PC
It shouldn’t come as a surprise to anyone that the next game from the developers of A Good Snowman Is Hard To Build and Sokobond is looking incredibly promising. But it’s still good to see! I’ve had my hands on a preview build of what is said to be the first hour of the game, but has given me a lot more than that!
A Monster’s Expedition: Through Human Exhibitions is a mixture of a traditional puzzle game format, and an open-world adventure through a monster museum about their peculiar human predecessors. You’re pushing logs about little islands to build bridges between them, then reading the little plaques on the exhibitions that real fascinating facts about the humans of Englandland.
I immediately found this more approachable than the trickier Snowman and Sokobond. The core mechanic is a simple one: knocking over trees, then rolling their trunks into the water to create bridges, rafts, and so on. Trees fall in one of the four cardinal directions. Then if pushed sideways roll until they bump into something or fall in water, or if pushed lengthways move one tile at a time between being upright or lying flat. It’s all about juggling their positions so they can hit the water at in the right place, facing the right way, in the right order.
But unlike too many puzzles employing similar mechanics, it doesn’t feel endlessly punishing.
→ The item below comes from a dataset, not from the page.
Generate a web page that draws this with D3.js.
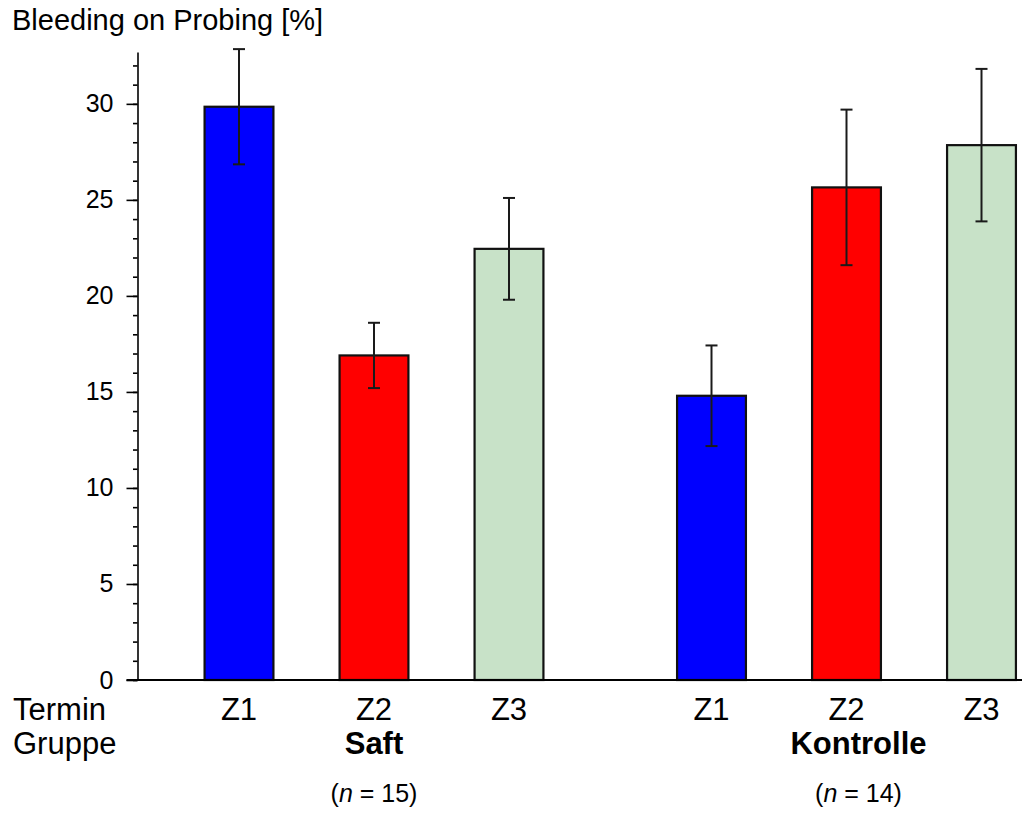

Exploration, trying something out to see if it works, feels much more available, with the game allowing you to move back any number of steps at any point, or reset an entire island to its starting state without losing any previous progress. There’s no sense that this is a failure, no penalising for undoing moves, no counter on the screen tut-tuttingly counting your errors. And that makes for such a more attractive experience.
The “open world” aspect helps here too. If you’re stuck on a particular island, then just run elsewhere and try and different group of puzzles for a bit, then return when inspiration strikes. In my first hour and a bit with the game I’d explored and solved puzzles on 54 islands, in various biomes, with a growing number of techniques based on the length of the logs, the available obstacles, and my patience with figuring out the tougher puzzles to reach the bonus areas. And this is apparently just the first part of the larger game.
It’s beautifully drawn, a really serene atmosphere to match the gentle tone to the challenge, and the faceless little monster is rather adorable. Especially the way he’ll sit down and dangle his legs if you walk him to an edge. It’s impressive how much character can be conveyed by what’s essentially a black egg with a backpack. Add the silly pleasure of the exhibitions, and the result is a very charming game.
I suppose a lot depends upon how much variety their is as the game develops, and indeed whether the difficulty ramps up to a point where it loses some players. We’ll learn later this year when the game is released on Itch and Steam. In the meantime, it’s definitely worth wishlisting.